Recall that the whole legal fight between Maclean‘s magazine and the
Canadian Islamic Congress began when the magazine’s editor refused the CIC’s
demands to prominently publish a lengthy rebuttal to Mark Steyn’s hit-job on
Muslim radicalism. If Maclean’s had the right to say no to the CIC, why
should it have to say yes to a press council?
There is another flaw with the press-council idea: In
coming years, many — perhaps most — of the complaints that can be expected to be
filed under Section 13 of the CHRA will stem from spicy commentary published on
personal web sites, blogs and Facebook pages. Are all of these fleeting
electronic media supposed to join press councils, too — and pay dues, and be
bound by their bureaucratic dictates and forced publication edicts? If Mr.
Moon’s answer is no (which I suspect it is, since his report makes mention only
of “major publications”) then his press-council idea will be pointless. If the
answer is yes, then it will be completely unworkable.
Upshot: As a law professor, Moon doesn’t seem to have
a perfect grasp on how the media actually works.

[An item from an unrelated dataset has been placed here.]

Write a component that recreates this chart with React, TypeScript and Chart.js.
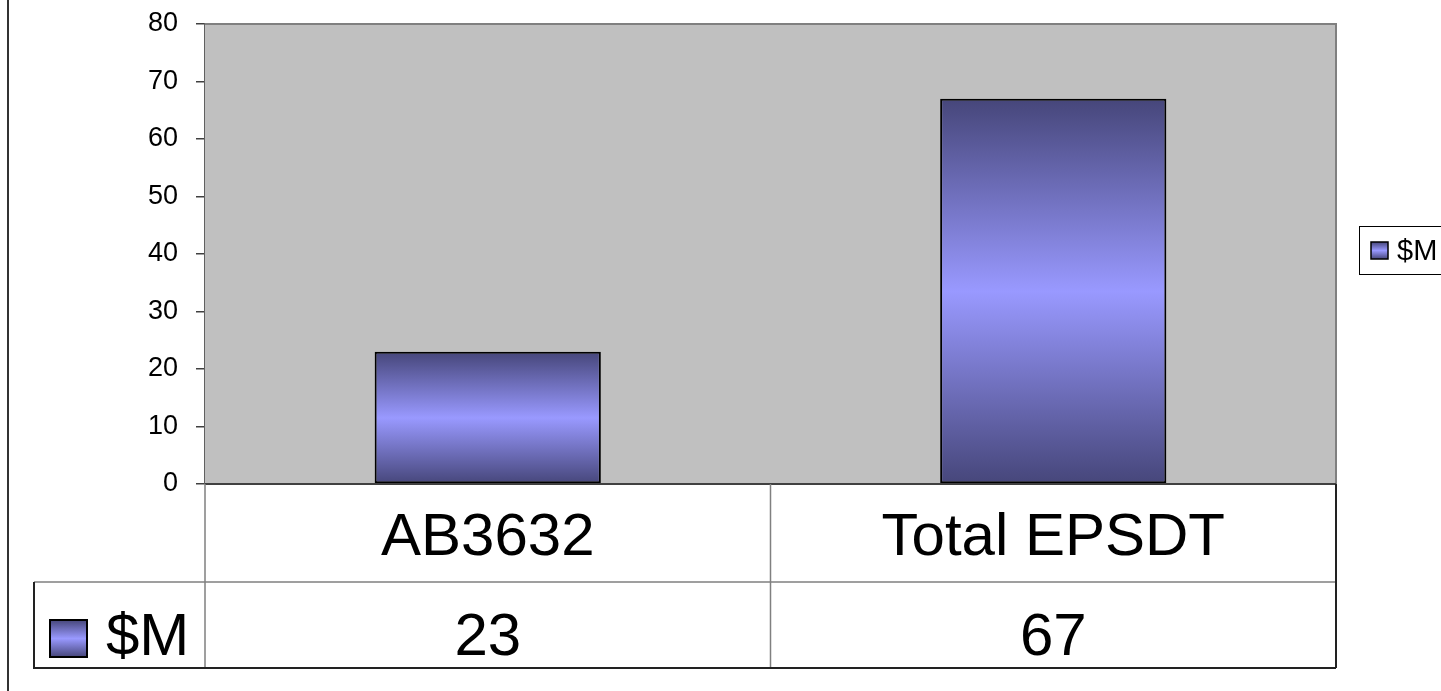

(3) Moon’s proposal to strip Canada’s hate-speech law of its Attorney-General sign-off requirement is a bad idea. As I do,
Moon thinks that the best way to regulate truly extreme forms of hate speech is through our criminal law, not our human rights commissions. In this regard, he points to Section 319 of the criminal code, which covers anyone who “willfully promotes hatred against any identifiable group” — but which also notes: “No
proceeding for an offence … shall be instituted without the consent of the Attorney General.”
In Section 4(b) of his report, Moon argues that government should consider doing away with this hurdle, because some fear that
Section 319 prosecutions might be red-lighted “for political reasons.” As I see it, though, the involvement of a politically accountable official is one of the
great virtues of Section 319. It ensures that when a media outlet or pundit gets spuriously prosecuted for hate speech, elected politicians won’t be able to wash
their hands of it.
Which is to say: The government will have to take ownership of the act of censorship, rather than simply hide behind unelected bureaucrats working behind closed doors — as is now the case under Section 13 of the CHRA.
Final upshot: Moon’s basic idea to get rid of Section 13 is admirable. But one wishes that he had stopped there, instead of adding in all sorts of unfortunate ands, buts and howevers.